Tracy Manzer, the author of the Press-Telegram article, can’t point you in the right direction, either. Like myself, she did not bear witness to the event, and it seems the entire content of her article is the account given by LBPD Public Information Officer Nancy Pratt — another person who was not present.
The phrase journalistic objectivity has a nice ring to it. But so does Santa Claus. Well, I’m here to tell ya, boys and girls: neither one exists.
We journalists are just like everybody else: our subjectivity is inescapable. We may be in error even regarding events to which we bear direct witness. More perilous yet, the majority of our reportage employs or even relies upon the accounts of other subjective souls. People tell us things, and we report them. Was Diller smoking when the police approached him? Everybody concurs that he was, so there seems no credible reason to doubt it — but Manzer and I don’t know that fact like we know we like chocolate.
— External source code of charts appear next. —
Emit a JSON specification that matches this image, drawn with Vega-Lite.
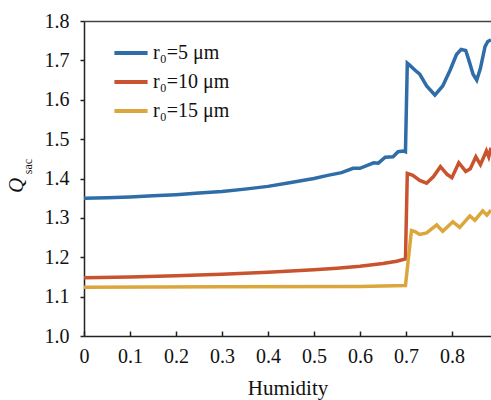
{
  "$schema": "https://vega.github.io/schema/vega-lite/v6.json",
  "width": 407,
  "height": 315,
  "autosize": "none",
  "padding": {"left": 84, "top": 21, "right": 0, "bottom": 64},
  "config": {
    "view": {"stroke": null},
    "font": "Liberation Serif",
    "axis": {"domainColor": "#222", "domainWidth": 1.5, "tickColor": "#222", "tickWidth": 1.5, "grid": false, "labelColor": "#111", "titleColor": "#111", "titleFontWeight": "normal"}
  },
  "datasets": {
    "curves": [
      {"h": 0, "Q": 1.350, "s": "r₀=5 μm"},
      {"h": 0.05, "Q": 1.351, "s": "r₀=5 μm"},
      {"h": 0.1, "Q": 1.353, "s": "r₀=5 μm"},
      {"h": 0.15, "Q": 1.356, "s": "r₀=5 μm"},
      {"h": 0.2, "Q": 1.359, "s": "r₀=5 μm"},
      {"h": 0.25, "Q": 1.363, "s": "r₀=5 μm"},
      {"h": 0.3, "Q": 1.367, "s": "r₀=5 μm"},
      {"h": 0.35, "Q": 1.373, "s": "r₀=5 μm"},
      {"h": 0.4, "Q": 1.380, "s": "r₀=5 μm"},
      {"h": 0.45, "Q": 1.390, "s": "r₀=5 μm"},
      {"h": 0.5, "Q": 1.400, "s": "r₀=5 μm"},
      {"h": 0.53, "Q": 1.408, "s": "r₀=5 μm"},
      {"h": 0.56, "Q": 1.415, "s": "r₀=5 μm"},
      {"h": 0.585, "Q": 1.426, "s": "r₀=5 μm"},
      {"h": 0.6, "Q": 1.426, "s": "r₀=5 μm"},
      {"h": 0.63, "Q": 1.440, "s": "r₀=5 μm"},
      {"h": 0.64, "Q": 1.439, "s": "r₀=5 μm"},
      {"h": 0.655, "Q": 1.454, "s": "r₀=5 μm"},
      {"h": 0.672, "Q": 1.455, "s": "r₀=5 μm"},
      {"h": 0.683, "Q": 1.468, "s": "r₀=5 μm"},
      {"h": 0.694, "Q": 1.470, "s": "r₀=5 μm"},
      {"h": 0.699, "Q": 1.468, "s": "r₀=5 μm"},
      {"h": 0.703, "Q": 1.693, "s": "r₀=5 μm"},
      {"h": 0.708, "Q": 1.688, "s": "r₀=5 μm"},
      {"h": 0.72, "Q": 1.675, "s": "r₀=5 μm"},
      {"h": 0.73, "Q": 1.665, "s": "r₀=5 μm"},
      {"h": 0.745, "Q": 1.635, "s": "r₀=5 μm"},
      {"h": 0.763, "Q": 1.612, "s": "r₀=5 μm"},
      {"h": 0.78, "Q": 1.635, "s": "r₀=5 μm"},
      {"h": 0.796, "Q": 1.675, "s": "r₀=5 μm"},
      {"h": 0.81, "Q": 1.715, "s": "r₀=5 μm"},
      {"h": 0.82, "Q": 1.728, "s": "r₀=5 μm"},
      {"h": 0.83, "Q": 1.725, "s": "r₀=5 μm"},
      {"h": 0.837, "Q": 1.700, "s": "r₀=5 μm"},
      {"h": 0.846, "Q": 1.665, "s": "r₀=5 μm"},
      {"h": 0.854, "Q": 1.650, "s": "r₀=5 μm"},
      {"h": 0.862, "Q": 1.680, "s": "r₀=5 μm"},
      {"h": 0.872, "Q": 1.735, "s": "r₀=5 μm"},
      {"h": 0.878, "Q": 1.748, "s": "r₀=5 μm"},
      {"h": 0.885, "Q": 1.752, "s": "r₀=5 μm"},
      {"h": 0, "Q": 1.148, "s": "r₀=10 μm"},
      {"h": 0.1, "Q": 1.150, "s": "r₀=10 μm"},
      {"h": 0.2, "Q": 1.153, "s": "r₀=10 μm"},
      {"h": 0.3, "Q": 1.157, "s": "r₀=10 μm"},
      {"h": 0.4, "Q": 1.162, "s": "r₀=10 μm"},
      {"h": 0.5, "Q": 1.168, "s": "r₀=10 μm"},
      {"h": 0.55, "Q": 1.172, "s": "r₀=10 μm"},
      {"h": 0.6, "Q": 1.177, "s": "r₀=10 μm"},
      {"h": 0.65, "Q": 1.184, "s": "r₀=10 μm"},
      {"h": 0.68, "Q": 1.190, "s": "r₀=10 μm"},
      {"h": 0.699, "Q": 1.196, "s": "r₀=10 μm"},
      {"h": 0.703, "Q": 1.413, "s": "r₀=10 μm"},
      {"h": 0.715, "Q": 1.408, "s": "r₀=10 μm"},
      {"h": 0.73, "Q": 1.395, "s": "r₀=10 μm"},
      {"h": 0.745, "Q": 1.388, "s": "r₀=10 μm"},
      {"h": 0.76, "Q": 1.405, "s": "r₀=10 μm"},
      {"h": 0.775, "Q": 1.430, "s": "r₀=10 μm"},
      {"h": 0.79, "Q": 1.410, "s": "r₀=10 μm"},
      {"h": 0.8, "Q": 1.402, "s": "r₀=10 μm"},
      {"h": 0.815, "Q": 1.440, "s": "r₀=10 μm"},
      {"h": 0.83, "Q": 1.418, "s": "r₀=10 μm"},
      {"h": 0.84, "Q": 1.425, "s": "r₀=10 μm"},
      {"h": 0.852, "Q": 1.455, "s": "r₀=10 μm"},
      {"h": 0.862, "Q": 1.435, "s": "r₀=10 μm"},
      {"h": 0.875, "Q": 1.470, "s": "r₀=10 μm"},
      {"h": 0.88, "Q": 1.455, "s": "r₀=10 μm"},
      {"h": 0.885, "Q": 1.478, "s": "r₀=10 μm"},
      {"h": 0, "Q": 1.124, "s": "r₀=15 μm"},
      {"h": 0.3, "Q": 1.125, "s": "r₀=15 μm"},
      {"h": 0.6, "Q": 1.126, "s": "r₀=15 μm"},
      {"h": 0.699, "Q": 1.128, "s": "r₀=15 μm"},
      {"h": 0.712, "Q": 1.268, "s": "r₀=15 μm"},
      {"h": 0.72, "Q": 1.265, "s": "r₀=15 μm"},
      {"h": 0.73, "Q": 1.258, "s": "r₀=15 μm"},
      {"h": 0.745, "Q": 1.262, "s": "r₀=15 μm"},
      {"h": 0.767, "Q": 1.282, "s": "r₀=15 μm"},
      {"h": 0.78, "Q": 1.266, "s": "r₀=15 μm"},
      {"h": 0.802, "Q": 1.290, "s": "r₀=15 μm"},
      {"h": 0.817, "Q": 1.276, "s": "r₀=15 μm"},
      {"h": 0.839, "Q": 1.305, "s": "r₀=15 μm"},
      {"h": 0.85, "Q": 1.294, "s": "r₀=15 μm"},
      {"h": 0.867, "Q": 1.318, "s": "r₀=15 μm"},
      {"h": 0.876, "Q": 1.307, "s": "r₀=15 μm"},
      {"h": 0.885, "Q": 1.320, "s": "r₀=15 μm"}
    ]
  },
  "data": {"name": "curves"},
  "layer": [
    {
      "mark": {"type": "line", "strokeWidth": 3.5, "clip": true},
      "encoding": {
        "x": {"field": "h", "type": "quantitative", "scale": {"domain": [0, 0.885], "nice": false, "zero": false},
          "axis": {"values": [0, 0.1, 0.2, 0.3, 0.4, 0.5, 0.6, 0.7, 0.8], "labelExpr": "datum.value == 0 ? '0' : format(datum.value, '.1f')", "tickSize": -5, "labelPadding": 15, "labelFont": "Liberation Serif", "labelFontSize": 20, "title": "Humidity", "titleFont": "Liberation Serif", "titleFontSize": 21, "titlePadding": 11, "labelFlush": false}},
        "y": {"field": "Q", "type": "quantitative", "scale": {"domain": [1.0, 1.8], "nice": false, "zero": false},
          "axis": {"values": [1.0, 1.1, 1.2, 1.3, 1.4, 1.5, 1.6, 1.7, 1.8], "format": ".1f", "tickSize": 4, "labelPadding": 11, "labelFont": "Liberation Serif", "labelFontSize": 20, "title": "Q", "titleFont": "Liberation Serif", "titleFontStyle": "italic", "titleFontSize": 21, "titleX": -62, "titleY": 164, "titleAngle": -90, "titleAlign": "center", "titleBaseline": "alphabetic"}},
        "color": {"field": "s", "type": "nominal", "sort": ["r₀=5 μm", "r₀=10 μm", "r₀=15 μm"],
          "scale": {"domain": ["r₀=5 μm", "r₀=10 μm", "r₀=15 μm"], "range": ["#2f6da8", "#c9532f", "#dba73c"]},
          "legend": {"title": null, "orient": "none", "legendX": 28, "legendY": 13, "symbolType": "stroke", "symbolSize": 1100, "symbolStrokeWidth": 4, "labelFont": "Liberation Serif", "labelFontSize": 20, "labelColor": "#111", "labelOffset": 3, "rowPadding": -2}},
        "order": {"field": "h"}
      }
    },
    {
      "mark": {"type": "point", "opacity": 0},
      "encoding": {
        "x": {"field": "h", "type": "quantitative", "axis": {"orient": "top", "labels": false, "ticks": false, "title": null, "domainColor": "#444"}},
        "y": {"field": "Q", "type": "quantitative", "axis": {"orient": "left", "labels": false, "ticks": false, "domain": false, "title": "sac", "titleFont": "Liberation Serif", "titleFontSize": 12, "titleX": -53, "titleY": 145, "titleAngle": -90, "titleAlign": "center", "titleBaseline": "alphabetic"}}
      }
    }
  ],
  "resolve": {"axis": {"x": "independent", "y": "independent"}}
}
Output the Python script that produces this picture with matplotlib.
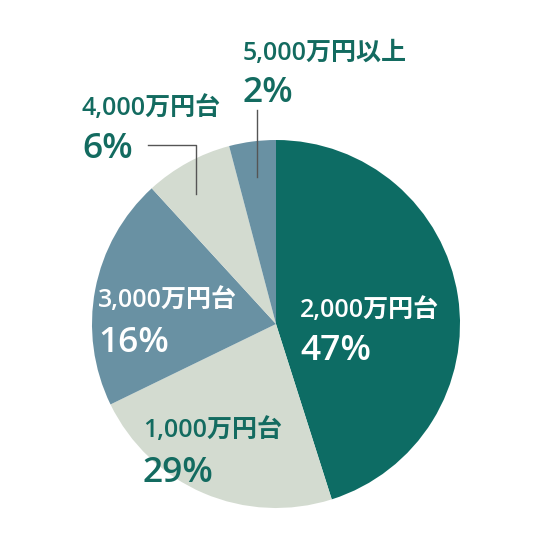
import matplotlib
matplotlib.use("Agg")
import matplotlib.pyplot as plt

# slice categories (clockwise from top), drawn shares, printed labels
categories = ["2,000万円台", "1,000万円台", "3,000万円台", "4,000万円台", "5,000万円以上"]
shares = [45.1, 22.7, 20.4, 7.7, 4.1]
pct_labels = ["47%", "29%", "16%", "6%", "2%"]

colors = ["#0d6c64", "#d3dbd0", "#6991a3", "#d3dbd0", "#6991a3"]
text_colors = ["white", "#136b60", "white", "#136b60", "#136b60"]
# label anchor (left x, baseline y of category, baseline y of percentage) in pixel coords from top
label_pos = [(300, 317, 360), (143, 437, 482), (98, 307, 352), (82, 115, 158), (243, 60, 102)]

W, H = 539, 545
fig = plt.figure(figsize=(W / 100, H / 100), dpi=100)
ax = fig.add_axes([0, 0, 1, 1])

cx, cy, r = 276, H - 324, 184
ax.pie(shares, colors=colors, startangle=90, counterclock=False,
       center=(cx, cy), radius=r, wedgeprops=dict(linewidth=0), frame=True)
ax.set_xlim(0, W)
ax.set_ylim(0, H)
ax.set_aspect("equal")
ax.axis("off")

# leader lines
ax.plot([257, 257], [H - 110, H - 177], color="#555555", lw=1)
ax.plot([148, 196, 196], [H - 145, H - 145, H - 194], color="#555555", lw=1)

fam = ["Open Sans", "Noto Sans CJK JP"]
for cat, pct, tc, (x, yb1, yb2) in zip(categories, pct_labels, text_colors, label_pos):
    ax.text(x, H - yb1, cat, fontsize=18, color=tc, family=fam, weight="semibold",
            ha="left", va="baseline")
    ax.text(x, H - yb2, pct, fontsize=25.5, color=tc, family=fam, weight="semibold",
            ha="left", va="baseline")

fig.savefig("out.png", dpi=100)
We’re just passing along the information we’ve received.
‘Subjective’ does not necessarily denote bias; rather, it contrasts with ‘objective’: limited rather than omniscient, shaped by history rather than swinging free of it, idiosyncratic rather than universal. We are always subject to the limits of ourselves.
A diligent reader (viewer, witness, etc.) should keep this in mind about herself and every other person who’s ever lived — police or protester, journalist or journeyman. Witnesses lie and get things wrong. Protest groups demonize the police. Police cover for each other.
But the opposite cases are out there, too — earnest and reliable witnesses, protesters who consider officers on their merits, officers who would sooner turn in their badge than sully the ideal of protecting and serving by being complicit with police misconduct.
At our best, journalists present the information available to us in such a way that you have a clear view of how things look from our vantage point — a view so clear that you can draw your own conclusions without interference from ours, because we haven’t put ourselves between you and the information we’re presenting (or at least when we do, we’re being intentionally transparent about it).
Part of that process is freely admitting our limitations and the mistakes that may arise from them. As a case in point, one commenter on my story, “rickatsea,” gave me a spanking I deserved:
I take issue with the article when informed the so called victim was a vet for any war. That has nothing to do with the issue.
He’s right. This superfluous detail made its way into my story because this was mentioned several times in the witness accounts I heard — what you might call a color in their collective narrative. But it’s a color that is not germane to the picture of what transpired. My apologies for including it.
What I can’t apologize for is for my story’s being so one-sided, since Nancy Pratt, the PIO who supplied the Press-Telegram with the LBPD account of events, refused to supply that account to the Long Beach Post.
Pratt has her reasons for sharing this information with the Press-Telegram but not the Long Beach Post, just as Manzer has her reasons for not including any account of Diller’s arrest but the LBPD’s. Those reasons have everything to do with subjectivity.
“There were multiple witnesses interviewed,” Manzer quotes Pratt as saying, “several of whom supported the officers’ statements.”
Is that true? Apparently Manzer doesn’t know, since it doesn’t appear she spoke with any witnesses. Presumably Pratt doesn’t know, either, because PIOs don’t generally take witness statements. And certainly I don’t know, because the only witnesses with whom I’ve spoken are OLBers whose statements conflict with the LBPD account.
This is what happens when three little, subjective persons in this big ol’ world endeavor to tell the public about an event none of us witnessed.
And you, John Q., get to put the pieces together however you will.